● DATA EXTRACT:
— Start —

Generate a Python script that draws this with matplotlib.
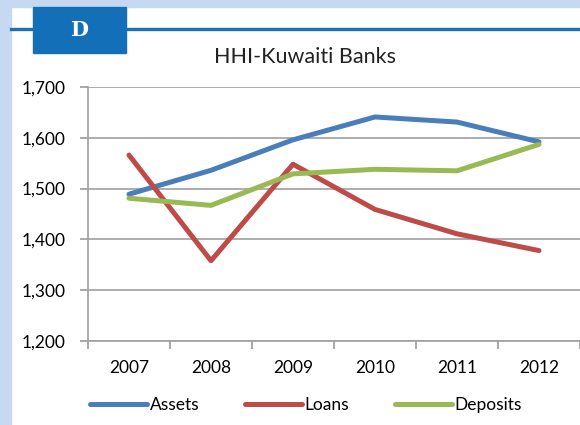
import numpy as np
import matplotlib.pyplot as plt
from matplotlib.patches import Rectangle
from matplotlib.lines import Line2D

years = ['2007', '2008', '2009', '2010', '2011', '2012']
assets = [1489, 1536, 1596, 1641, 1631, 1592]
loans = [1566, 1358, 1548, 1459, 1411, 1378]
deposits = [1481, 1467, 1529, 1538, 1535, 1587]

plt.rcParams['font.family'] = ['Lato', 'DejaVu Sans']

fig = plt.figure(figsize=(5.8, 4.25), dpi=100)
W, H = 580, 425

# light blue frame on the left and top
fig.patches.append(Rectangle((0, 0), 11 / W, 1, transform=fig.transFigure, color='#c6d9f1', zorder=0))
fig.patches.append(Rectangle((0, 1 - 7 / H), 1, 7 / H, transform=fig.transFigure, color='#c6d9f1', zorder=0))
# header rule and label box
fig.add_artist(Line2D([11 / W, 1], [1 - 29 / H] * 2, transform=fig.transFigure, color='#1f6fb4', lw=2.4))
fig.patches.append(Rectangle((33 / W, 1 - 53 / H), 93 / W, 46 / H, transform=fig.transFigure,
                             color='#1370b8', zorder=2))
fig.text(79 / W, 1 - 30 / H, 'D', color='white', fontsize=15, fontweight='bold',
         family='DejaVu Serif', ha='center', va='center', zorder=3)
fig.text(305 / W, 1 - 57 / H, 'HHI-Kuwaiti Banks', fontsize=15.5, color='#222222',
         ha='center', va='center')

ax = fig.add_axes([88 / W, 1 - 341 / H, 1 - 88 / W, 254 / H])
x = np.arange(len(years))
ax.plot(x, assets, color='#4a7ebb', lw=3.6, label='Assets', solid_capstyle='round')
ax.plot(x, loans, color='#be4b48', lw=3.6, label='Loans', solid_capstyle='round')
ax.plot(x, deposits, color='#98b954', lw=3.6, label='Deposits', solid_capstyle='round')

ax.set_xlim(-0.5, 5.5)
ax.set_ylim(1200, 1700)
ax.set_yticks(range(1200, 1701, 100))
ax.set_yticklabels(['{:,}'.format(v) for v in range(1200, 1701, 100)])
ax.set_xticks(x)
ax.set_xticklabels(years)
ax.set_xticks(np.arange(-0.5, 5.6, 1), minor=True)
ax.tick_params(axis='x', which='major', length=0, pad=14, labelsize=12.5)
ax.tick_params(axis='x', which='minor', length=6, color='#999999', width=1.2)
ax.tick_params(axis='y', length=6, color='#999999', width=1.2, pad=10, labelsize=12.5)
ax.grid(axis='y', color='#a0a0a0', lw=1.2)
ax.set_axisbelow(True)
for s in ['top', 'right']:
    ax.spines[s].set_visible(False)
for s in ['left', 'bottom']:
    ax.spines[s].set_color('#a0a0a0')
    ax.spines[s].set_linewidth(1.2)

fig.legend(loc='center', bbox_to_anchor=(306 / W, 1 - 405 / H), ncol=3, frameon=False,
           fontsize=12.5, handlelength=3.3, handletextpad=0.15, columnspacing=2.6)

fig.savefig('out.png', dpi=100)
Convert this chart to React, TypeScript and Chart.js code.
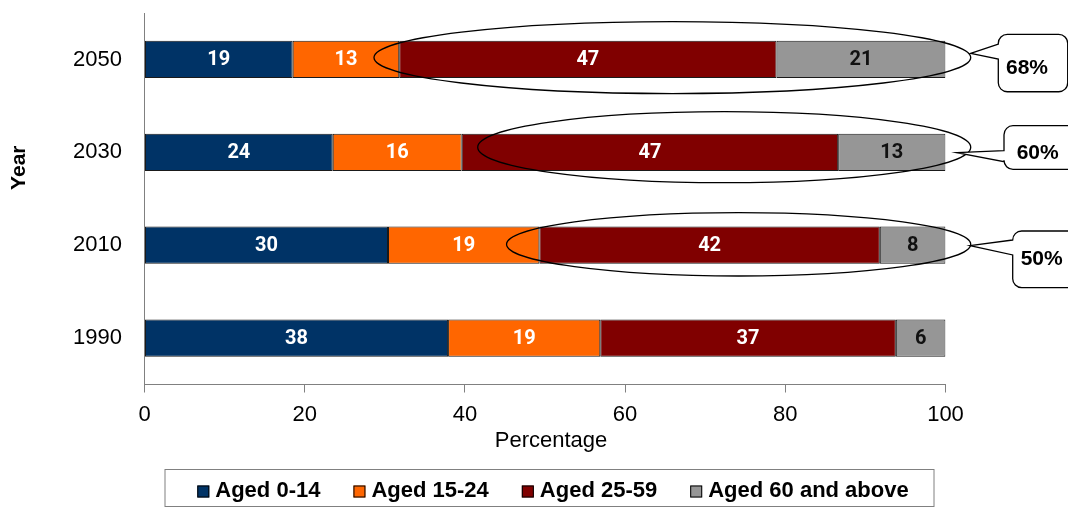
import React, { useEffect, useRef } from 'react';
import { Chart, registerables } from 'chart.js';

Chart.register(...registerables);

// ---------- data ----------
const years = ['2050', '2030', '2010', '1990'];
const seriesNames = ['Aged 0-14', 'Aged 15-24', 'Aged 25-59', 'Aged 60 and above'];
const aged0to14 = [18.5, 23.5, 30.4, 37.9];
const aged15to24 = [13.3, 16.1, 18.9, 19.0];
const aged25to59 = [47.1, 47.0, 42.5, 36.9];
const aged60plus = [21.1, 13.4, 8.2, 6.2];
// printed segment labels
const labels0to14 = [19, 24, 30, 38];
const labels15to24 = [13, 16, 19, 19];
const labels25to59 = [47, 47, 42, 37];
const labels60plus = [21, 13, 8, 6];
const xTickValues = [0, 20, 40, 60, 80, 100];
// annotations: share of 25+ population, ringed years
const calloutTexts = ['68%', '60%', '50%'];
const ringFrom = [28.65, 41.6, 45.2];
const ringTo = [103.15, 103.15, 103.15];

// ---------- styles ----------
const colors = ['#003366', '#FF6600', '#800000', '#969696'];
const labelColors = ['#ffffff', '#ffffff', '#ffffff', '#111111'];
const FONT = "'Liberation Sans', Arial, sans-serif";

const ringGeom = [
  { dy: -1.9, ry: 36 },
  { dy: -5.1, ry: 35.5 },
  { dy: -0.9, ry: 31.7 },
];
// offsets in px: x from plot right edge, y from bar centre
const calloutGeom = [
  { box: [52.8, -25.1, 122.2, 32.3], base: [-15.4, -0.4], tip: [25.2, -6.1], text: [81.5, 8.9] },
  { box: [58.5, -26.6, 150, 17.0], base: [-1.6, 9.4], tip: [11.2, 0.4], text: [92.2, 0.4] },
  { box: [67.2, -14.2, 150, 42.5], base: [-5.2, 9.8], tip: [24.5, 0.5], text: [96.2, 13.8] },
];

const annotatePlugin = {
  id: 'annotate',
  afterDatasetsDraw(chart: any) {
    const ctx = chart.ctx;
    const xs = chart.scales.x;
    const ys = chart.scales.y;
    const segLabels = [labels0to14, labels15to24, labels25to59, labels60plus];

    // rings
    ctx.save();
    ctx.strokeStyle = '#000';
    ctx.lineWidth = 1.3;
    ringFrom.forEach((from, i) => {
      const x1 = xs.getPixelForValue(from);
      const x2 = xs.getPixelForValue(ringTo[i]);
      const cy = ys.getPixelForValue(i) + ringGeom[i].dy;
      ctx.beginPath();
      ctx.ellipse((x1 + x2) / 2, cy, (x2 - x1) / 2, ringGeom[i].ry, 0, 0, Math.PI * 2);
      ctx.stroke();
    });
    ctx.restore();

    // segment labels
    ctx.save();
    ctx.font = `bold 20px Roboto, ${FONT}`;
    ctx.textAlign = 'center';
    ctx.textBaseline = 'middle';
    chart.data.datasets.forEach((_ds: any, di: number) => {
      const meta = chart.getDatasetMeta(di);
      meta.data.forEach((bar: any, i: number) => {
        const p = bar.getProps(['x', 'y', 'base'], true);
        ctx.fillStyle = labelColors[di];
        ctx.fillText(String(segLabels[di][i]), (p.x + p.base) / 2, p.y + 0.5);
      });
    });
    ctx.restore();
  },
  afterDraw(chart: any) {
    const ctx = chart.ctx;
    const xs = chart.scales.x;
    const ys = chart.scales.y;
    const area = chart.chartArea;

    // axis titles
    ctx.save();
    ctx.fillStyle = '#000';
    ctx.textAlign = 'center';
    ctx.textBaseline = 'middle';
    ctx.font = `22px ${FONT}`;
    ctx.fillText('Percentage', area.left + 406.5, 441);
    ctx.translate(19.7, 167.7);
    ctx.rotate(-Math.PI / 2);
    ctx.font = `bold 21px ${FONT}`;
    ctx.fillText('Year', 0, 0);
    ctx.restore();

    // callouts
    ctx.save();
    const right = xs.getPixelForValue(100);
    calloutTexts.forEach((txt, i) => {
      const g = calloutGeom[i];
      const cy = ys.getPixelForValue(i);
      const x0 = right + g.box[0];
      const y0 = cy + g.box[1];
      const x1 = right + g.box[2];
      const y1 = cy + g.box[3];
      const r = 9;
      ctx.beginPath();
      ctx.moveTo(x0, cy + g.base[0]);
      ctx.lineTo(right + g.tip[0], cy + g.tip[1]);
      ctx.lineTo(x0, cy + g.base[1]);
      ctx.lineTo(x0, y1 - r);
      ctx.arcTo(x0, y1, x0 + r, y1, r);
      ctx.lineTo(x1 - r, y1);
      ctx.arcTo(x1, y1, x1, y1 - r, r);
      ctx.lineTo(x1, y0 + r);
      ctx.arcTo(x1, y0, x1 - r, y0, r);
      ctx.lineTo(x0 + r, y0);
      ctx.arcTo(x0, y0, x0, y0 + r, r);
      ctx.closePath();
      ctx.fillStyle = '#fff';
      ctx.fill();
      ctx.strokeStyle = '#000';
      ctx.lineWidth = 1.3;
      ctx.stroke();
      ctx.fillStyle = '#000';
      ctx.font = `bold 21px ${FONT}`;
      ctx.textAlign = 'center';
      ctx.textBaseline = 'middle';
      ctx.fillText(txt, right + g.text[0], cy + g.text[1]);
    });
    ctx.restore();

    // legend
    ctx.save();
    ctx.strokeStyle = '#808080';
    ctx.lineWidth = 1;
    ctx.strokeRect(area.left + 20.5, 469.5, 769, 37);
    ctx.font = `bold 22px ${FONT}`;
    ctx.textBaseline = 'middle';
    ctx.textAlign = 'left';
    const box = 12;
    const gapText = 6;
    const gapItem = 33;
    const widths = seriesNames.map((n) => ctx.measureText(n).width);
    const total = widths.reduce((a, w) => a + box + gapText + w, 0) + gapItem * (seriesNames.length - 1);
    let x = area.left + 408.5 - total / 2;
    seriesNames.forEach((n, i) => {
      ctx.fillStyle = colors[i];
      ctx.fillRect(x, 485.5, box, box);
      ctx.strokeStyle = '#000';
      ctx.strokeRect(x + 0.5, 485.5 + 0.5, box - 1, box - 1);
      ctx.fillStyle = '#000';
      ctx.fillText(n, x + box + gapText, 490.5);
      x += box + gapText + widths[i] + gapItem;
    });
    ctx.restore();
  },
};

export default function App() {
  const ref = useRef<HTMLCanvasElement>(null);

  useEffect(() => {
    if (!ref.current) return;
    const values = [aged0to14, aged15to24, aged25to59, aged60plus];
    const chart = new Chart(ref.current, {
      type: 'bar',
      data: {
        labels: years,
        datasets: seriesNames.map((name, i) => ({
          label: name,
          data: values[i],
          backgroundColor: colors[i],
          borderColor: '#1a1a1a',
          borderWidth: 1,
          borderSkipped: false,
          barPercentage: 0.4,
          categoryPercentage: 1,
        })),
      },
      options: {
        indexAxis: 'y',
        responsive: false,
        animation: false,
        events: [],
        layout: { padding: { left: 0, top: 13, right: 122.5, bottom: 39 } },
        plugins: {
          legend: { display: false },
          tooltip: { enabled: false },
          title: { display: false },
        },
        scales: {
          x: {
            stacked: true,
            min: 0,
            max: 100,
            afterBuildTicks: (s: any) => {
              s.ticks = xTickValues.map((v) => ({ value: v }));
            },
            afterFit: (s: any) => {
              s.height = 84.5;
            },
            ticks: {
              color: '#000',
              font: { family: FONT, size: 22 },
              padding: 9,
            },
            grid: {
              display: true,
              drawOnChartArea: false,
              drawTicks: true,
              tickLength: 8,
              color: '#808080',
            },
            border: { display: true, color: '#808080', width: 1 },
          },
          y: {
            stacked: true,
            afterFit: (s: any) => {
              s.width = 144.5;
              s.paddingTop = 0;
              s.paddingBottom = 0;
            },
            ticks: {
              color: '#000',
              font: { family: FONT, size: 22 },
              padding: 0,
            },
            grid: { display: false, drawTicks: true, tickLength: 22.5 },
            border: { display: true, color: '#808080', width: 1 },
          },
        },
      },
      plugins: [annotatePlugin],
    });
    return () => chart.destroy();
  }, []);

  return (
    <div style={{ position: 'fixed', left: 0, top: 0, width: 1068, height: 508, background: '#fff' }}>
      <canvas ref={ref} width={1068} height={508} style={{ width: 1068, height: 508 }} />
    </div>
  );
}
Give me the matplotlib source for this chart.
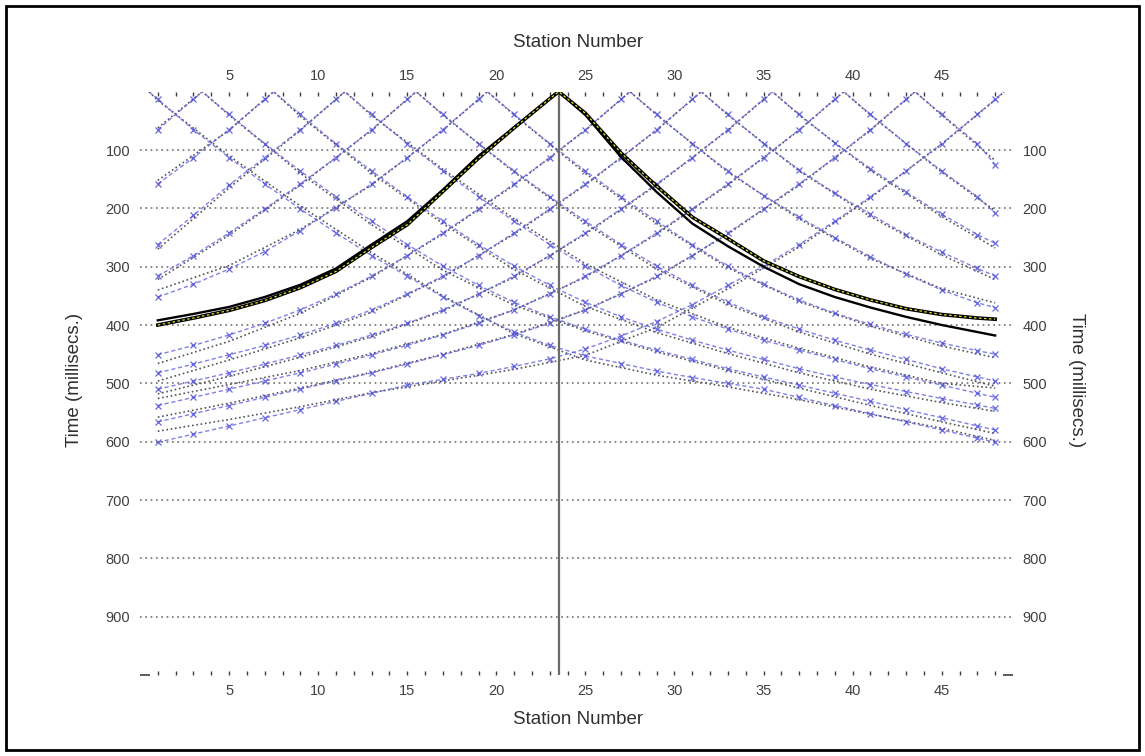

— End —

● SET EXERCISE:
Among the entries above, locate the line with "Convert this chart" and the line with "Chart.register(...registerables);". Give those two lines and all lines between them again, exactly, leaving out the pictures.

● WORKED SOLUTION:
Convert this chart to React, TypeScript and Chart.js code.
import React, { useEffect, useRef } from 'react';
import { Chart, registerables } from 'chart.js';

Chart.register(...registerables);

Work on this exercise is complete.